Quali sono le principali novità della COP29?
L’accordo della COP29 rivoluziona la finanza climatica includendo anche paesi in via di sviluppo come potenziali contributori. Inoltre, prevede una roadmap “da Baku a Belem” per mobilitare i fondi e una revisione degli obiettivi già nel 2030. Tuttavia, resta controverso per il basso livello di ambizione e la mancanza di obblighi chiari.
Perché l’accordo della COP29 di Baku è contestato da molti paesi?

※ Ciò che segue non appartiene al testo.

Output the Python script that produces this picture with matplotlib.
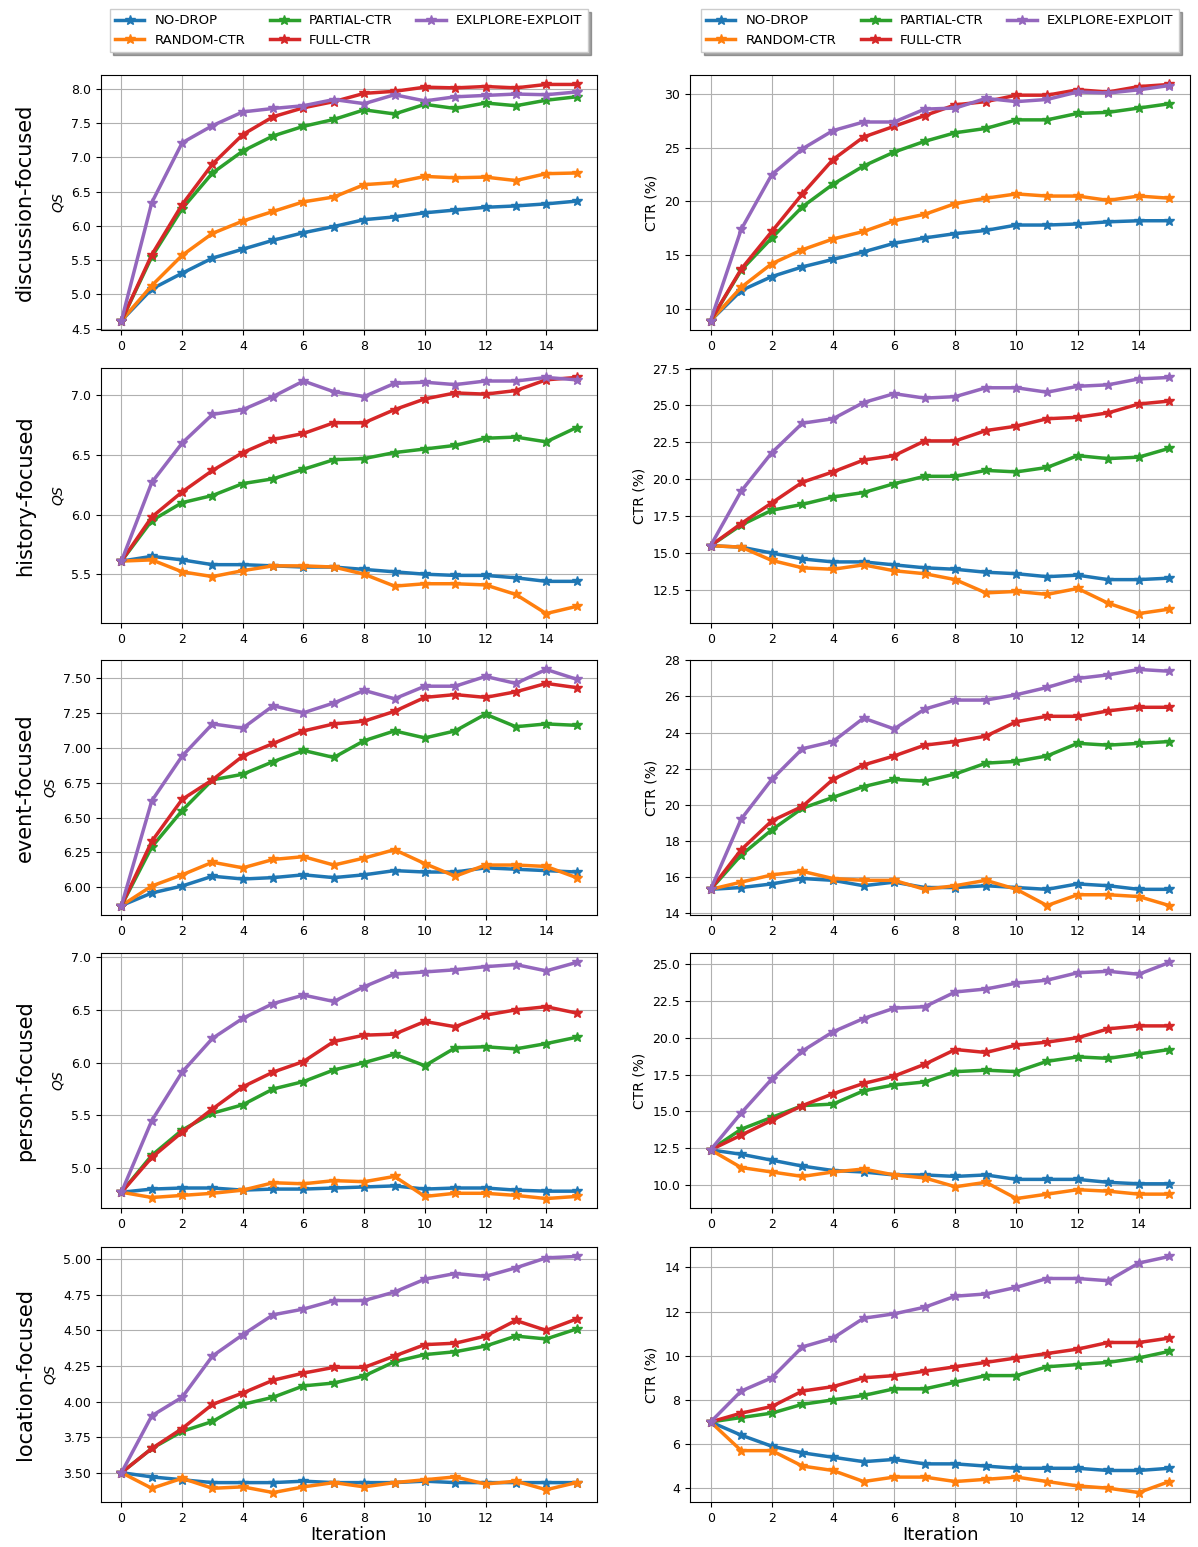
import matplotlib
matplotlib.use('Agg')
import matplotlib.pyplot as plt
from matplotlib.ticker import MultipleLocator

iterations = list(range(16))
series_names = ["NO-DROP", "RANDOM-CTR", "PARTIAL-CTR", "FULL-CTR", "EXLPLORE-EXPLOIT"]
colors = ["#1f77b4", "#ff7f0e", "#2ca02c", "#d62728", "#9467bd"]
row_labels = ["discussion-focused", "history-focused", "event-focused", "person-focused", "location-focused"]

discussion_qs = [
    [4.62, 5.08, 5.31, 5.53, 5.66, 5.79, 5.90, 5.99, 6.09, 6.13, 6.19, 6.23, 6.27, 6.29, 6.32, 6.36],
    [4.62, 5.13, 5.57, 5.89, 6.07, 6.21, 6.35, 6.42, 6.60, 6.63, 6.72, 6.70, 6.71, 6.66, 6.76, 6.77],
    [4.62, 5.55, 6.25, 6.77, 7.09, 7.31, 7.45, 7.55, 7.69, 7.63, 7.77, 7.71, 7.79, 7.75, 7.83, 7.88],
    [4.62, 5.58, 6.31, 6.90, 7.33, 7.59, 7.72, 7.81, 7.93, 7.96, 8.02, 8.01, 8.03, 8.01, 8.06, 8.06],
    [4.62, 6.34, 7.21, 7.46, 7.66, 7.71, 7.75, 7.84, 7.78, 7.91, 7.82, 7.88, 7.90, 7.92, 7.91, 7.95],
]
discussion_ctr = [
    [8.9, 11.7, 13.0, 13.9, 14.6, 15.3, 16.1, 16.6, 17.0, 17.3, 17.8, 17.8, 17.9, 18.1, 18.2, 18.2],
    [8.9, 12.0, 14.2, 15.5, 16.5, 17.2, 18.2, 18.8, 19.8, 20.3, 20.7, 20.5, 20.5, 20.1, 20.5, 20.3],
    [8.9, 13.6, 16.6, 19.5, 21.6, 23.3, 24.6, 25.6, 26.4, 26.8, 27.6, 27.6, 28.2, 28.3, 28.7, 29.1],
    [8.9, 13.7, 17.2, 20.7, 23.9, 26.0, 27.0, 28.0, 29.0, 29.3, 29.9, 29.9, 30.4, 30.2, 30.7, 30.9],
    [8.9, 17.4, 22.5, 24.9, 26.6, 27.4, 27.4, 28.6, 28.7, 29.6, 29.3, 29.5, 30.2, 30.1, 30.4, 30.8],
]
history_qs = [
    [5.61, 5.65, 5.62, 5.58, 5.58, 5.57, 5.56, 5.56, 5.54, 5.52, 5.50, 5.49, 5.49, 5.47, 5.44, 5.44],
    [5.61, 5.62, 5.52, 5.48, 5.53, 5.57, 5.57, 5.56, 5.50, 5.40, 5.42, 5.42, 5.41, 5.33, 5.17, 5.23],
    [5.61, 5.95, 6.10, 6.16, 6.26, 6.30, 6.38, 6.46, 6.47, 6.52, 6.55, 6.58, 6.64, 6.65, 6.61, 6.73],
    [5.61, 5.98, 6.19, 6.37, 6.52, 6.63, 6.68, 6.77, 6.77, 6.88, 6.97, 7.02, 7.01, 7.04, 7.13, 7.15],
    [5.61, 6.27, 6.60, 6.84, 6.88, 6.99, 7.12, 7.03, 6.99, 7.10, 7.11, 7.09, 7.12, 7.12, 7.15, 7.13],
]
history_ctr = [
    [15.5, 15.4, 15.0, 14.6, 14.4, 14.4, 14.2, 14.0, 13.9, 13.7, 13.6, 13.4, 13.5, 13.2, 13.2, 13.3],
    [15.5, 15.4, 14.5, 14.0, 13.9, 14.2, 13.8, 13.6, 13.2, 12.3, 12.4, 12.2, 12.6, 11.6, 10.9, 11.2],
    [15.5, 16.9, 17.9, 18.3, 18.8, 19.1, 19.7, 20.2, 20.2, 20.6, 20.5, 20.8, 21.6, 21.4, 21.5, 22.1],
    [15.5, 17.0, 18.4, 19.8, 20.5, 21.3, 21.6, 22.6, 22.6, 23.3, 23.6, 24.1, 24.2, 24.5, 25.1, 25.3],
    [15.5, 19.2, 21.8, 23.8, 24.1, 25.2, 25.8, 25.5, 25.6, 26.2, 26.2, 25.9, 26.3, 26.4, 26.8, 26.9],
]
event_qs = [
    [5.87, 5.96, 6.01, 6.08, 6.06, 6.07, 6.09, 6.07, 6.09, 6.12, 6.11, 6.11, 6.14, 6.13, 6.12, 6.11],
    [5.87, 6.01, 6.09, 6.18, 6.14, 6.20, 6.22, 6.16, 6.21, 6.27, 6.17, 6.08, 6.16, 6.16, 6.15, 6.07],
    [5.87, 6.29, 6.55, 6.77, 6.81, 6.90, 6.98, 6.93, 7.05, 7.12, 7.07, 7.12, 7.24, 7.15, 7.17, 7.16],
    [5.87, 6.33, 6.63, 6.77, 6.94, 7.03, 7.12, 7.17, 7.19, 7.26, 7.36, 7.38, 7.36, 7.40, 7.46, 7.43],
    [5.87, 6.62, 6.94, 7.17, 7.14, 7.30, 7.25, 7.32, 7.41, 7.35, 7.44, 7.44, 7.51, 7.46, 7.56, 7.49],
]
event_ctr = [
    [15.3, 15.4, 15.6, 15.9, 15.8, 15.5, 15.7, 15.4, 15.4, 15.5, 15.4, 15.3, 15.6, 15.5, 15.3, 15.3],
    [15.3, 15.7, 16.1, 16.3, 15.9, 15.8, 15.8, 15.3, 15.5, 15.8, 15.3, 14.4, 15.0, 15.0, 14.9, 14.4],
    [15.3, 17.2, 18.6, 19.8, 20.4, 21.0, 21.4, 21.3, 21.7, 22.3, 22.4, 22.7, 23.4, 23.3, 23.4, 23.5],
    [15.3, 17.5, 19.1, 19.9, 21.4, 22.2, 22.7, 23.3, 23.5, 23.8, 24.6, 24.9, 24.9, 25.2, 25.4, 25.4],
    [15.3, 19.2, 21.4, 23.1, 23.5, 24.8, 24.2, 25.3, 25.8, 25.8, 26.1, 26.5, 27.0, 27.2, 27.5, 27.4],
]
person_qs = [
    [4.77, 4.80, 4.81, 4.81, 4.79, 4.80, 4.80, 4.81, 4.82, 4.83, 4.80, 4.81, 4.81, 4.79, 4.78, 4.78],
    [4.77, 4.72, 4.74, 4.76, 4.79, 4.86, 4.85, 4.88, 4.87, 4.92, 4.73, 4.76, 4.76, 4.74, 4.71, 4.73],
    [4.77, 5.12, 5.36, 5.52, 5.60, 5.75, 5.82, 5.93, 6.00, 6.08, 5.97, 6.14, 6.15, 6.13, 6.18, 6.24],
    [4.77, 5.10, 5.34, 5.56, 5.77, 5.91, 6.01, 6.20, 6.26, 6.27, 6.39, 6.34, 6.45, 6.50, 6.53, 6.47],
    [4.77, 5.45, 5.91, 6.23, 6.42, 6.56, 6.64, 6.58, 6.72, 6.84, 6.86, 6.88, 6.91, 6.93, 6.87, 6.95],
]
person_ctr = [
    [12.4, 12.1, 11.7, 11.3, 11.0, 10.9, 10.7, 10.7, 10.6, 10.7, 10.4, 10.4, 10.4, 10.2, 10.1, 10.1],
    [12.4, 11.2, 10.9, 10.6, 10.9, 11.1, 10.7, 10.5, 9.9, 10.2, 9.1, 9.4, 9.7, 9.6, 9.4, 9.4],
    [12.4, 13.8, 14.6, 15.4, 15.5, 16.4, 16.8, 17.0, 17.7, 17.8, 17.7, 18.4, 18.7, 18.6, 18.9, 19.2],
    [12.4, 13.4, 14.4, 15.4, 16.2, 16.9, 17.4, 18.2, 19.2, 19.0, 19.5, 19.7, 20.0, 20.6, 20.8, 20.8],
    [12.4, 14.9, 17.2, 19.1, 20.4, 21.3, 22.0, 22.1, 23.1, 23.3, 23.7, 23.9, 24.4, 24.5, 24.3, 25.1],
]
location_qs = [
    [3.50, 3.47, 3.45, 3.43, 3.43, 3.43, 3.44, 3.43, 3.43, 3.43, 3.44, 3.43, 3.43, 3.43, 3.43, 3.43],
    [3.50, 3.39, 3.46, 3.39, 3.40, 3.36, 3.40, 3.43, 3.40, 3.43, 3.45, 3.47, 3.42, 3.44, 3.38, 3.43],
    [3.50, 3.67, 3.79, 3.86, 3.98, 4.03, 4.11, 4.13, 4.18, 4.28, 4.33, 4.35, 4.39, 4.46, 4.44, 4.51],
    [3.50, 3.67, 3.81, 3.98, 4.06, 4.15, 4.20, 4.24, 4.24, 4.32, 4.40, 4.41, 4.46, 4.57, 4.50, 4.58],
    [3.50, 3.90, 4.03, 4.32, 4.47, 4.61, 4.65, 4.71, 4.71, 4.77, 4.86, 4.90, 4.88, 4.94, 5.01, 5.02],
]
location_ctr = [
    [7.0, 6.4, 5.9, 5.6, 5.4, 5.2, 5.3, 5.1, 5.1, 5.0, 4.9, 4.9, 4.9, 4.8, 4.8, 4.9],
    [7.0, 5.7, 5.7, 5.0, 4.8, 4.3, 4.5, 4.5, 4.3, 4.4, 4.5, 4.3, 4.1, 4.0, 3.8, 4.3],
    [7.0, 7.2, 7.4, 7.8, 8.0, 8.2, 8.5, 8.5, 8.8, 9.1, 9.1, 9.5, 9.6, 9.7, 9.9, 10.2],
    [7.0, 7.4, 7.7, 8.4, 8.6, 9.0, 9.1, 9.3, 9.5, 9.7, 9.9, 10.1, 10.3, 10.6, 10.6, 10.8],
    [7.0, 8.4, 9.0, 10.4, 10.8, 11.7, 11.9, 12.2, 12.7, 12.8, 13.1, 13.5, 13.5, 13.4, 14.2, 14.5],
]

panels = [
    (discussion_qs, discussion_ctr),
    (history_qs, history_ctr),
    (event_qs, event_ctr),
    (person_qs, person_ctr),
    (location_qs, location_ctr),
]
# y tick spacing per panel (qs, ctr)
tick_steps = [(0.5, 5), (0.5, 2.5), (0.25, 2), (0.5, 2.5), (0.25, 2)]

W, H = 1198, 1547
fig = plt.figure(figsize=(W / 100, H / 100), dpi=100)
row_tops = [75, 368, 660, 953, 1247]
row_h = 255
col_lefts = [101, 690]
col_w = [496, 500]

for r, (qs, ctr) in enumerate(panels):
    for c, data in enumerate((qs, ctr)):
        ax = fig.add_axes([col_lefts[c] / W, 1 - (row_tops[r] + row_h) / H,
                           col_w[c] / W, row_h / H])
        for vals, name, col in zip(data, series_names, colors):
            ax.plot(iterations, vals, color=col, lw=2.5, marker='*', ms=7, label=name)
        ax.grid(True, color='#b0b0b0', lw=0.8)
        ax.set_xticks(range(0, 16, 2))
        ax.yaxis.set_major_locator(MultipleLocator(tick_steps[r][c]))
        ax.margins(x=0.045, y=0.04)
        ax.tick_params(labelsize=9)
        ax.set_ylabel('$QS$' if c == 0 else 'CTR (%)', fontsize=10)
        if r == 4:
            ax.set_xlabel('Iteration', fontsize=13, labelpad=1)
        if r == 0:
            ax.legend(loc='lower center', bbox_to_anchor=(0.5, 1.09), ncol=3,
                      fontsize=9.5, shadow=True, fancybox=False,
                      handlelength=2.2, columnspacing=1.8, borderaxespad=0)
    fig.text(25 / W, 1 - (row_tops[r] + row_h / 2) / H, row_labels[r],
             rotation=90, fontsize=15, ha='center', va='center')

plt.savefig('out.png', dpi=100)
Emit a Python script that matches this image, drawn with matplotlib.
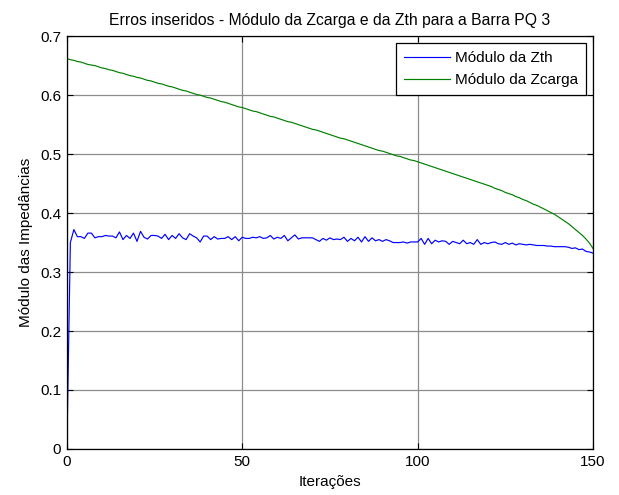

Le delegazioni del Sud globale, tra cui Nigeria e India, lo giudicano inadeguato, accusando la presidenza di aver ignorato il principio del consenso con cui si approvano gli accordi sul clima. La cifra di 300 miliardi è ritenuta troppo bassa rispetto ai 390 miliardi richiesti dagli esperti ONU, e il testo manca di equità, trascurando le necessità dei paesi più vulnerabili.
Quali sono stati i risultati della COP29 sulla mitigazione del riscaldamento globale?
Il testo finale è debole e privo di impegni concreti. Non cita gli obiettivi di Parigi, le emissioni nette zero o il taglio del 43% delle emissioni entro il 2030. Inoltre, ignora riferimenti ai combustibili fossili e non include misure specifiche per ridurre le emissioni globali.
Cosa ha evidenziato l’intesa sul Global Stocktake?
L’intesa non ha portato a risultati concreti. Non sono stati previsti processi per monitorare l’attuazione degli obiettivi cruciali, come la transizione dai combustibili fossili alle rinnovabili. Inoltre, manca un legame con le future agende della COP, rendendo difficile l’integrazione di questi obiettivi nei prossimi incontri internazionali.
Quali sono i risultati sui mercati del carbonio?
L’accordo sull’articolo 6.4 istituisce standard globali per i mercati del carbonio, promuovendo la trasparenza e l’integrità. Introduce criteri per certificare le riduzioni di emissioni e stabilisce un comitato di supervisione. Non risolva molte delle questioni principali, ma getta le basi per un mercato più regolamentato.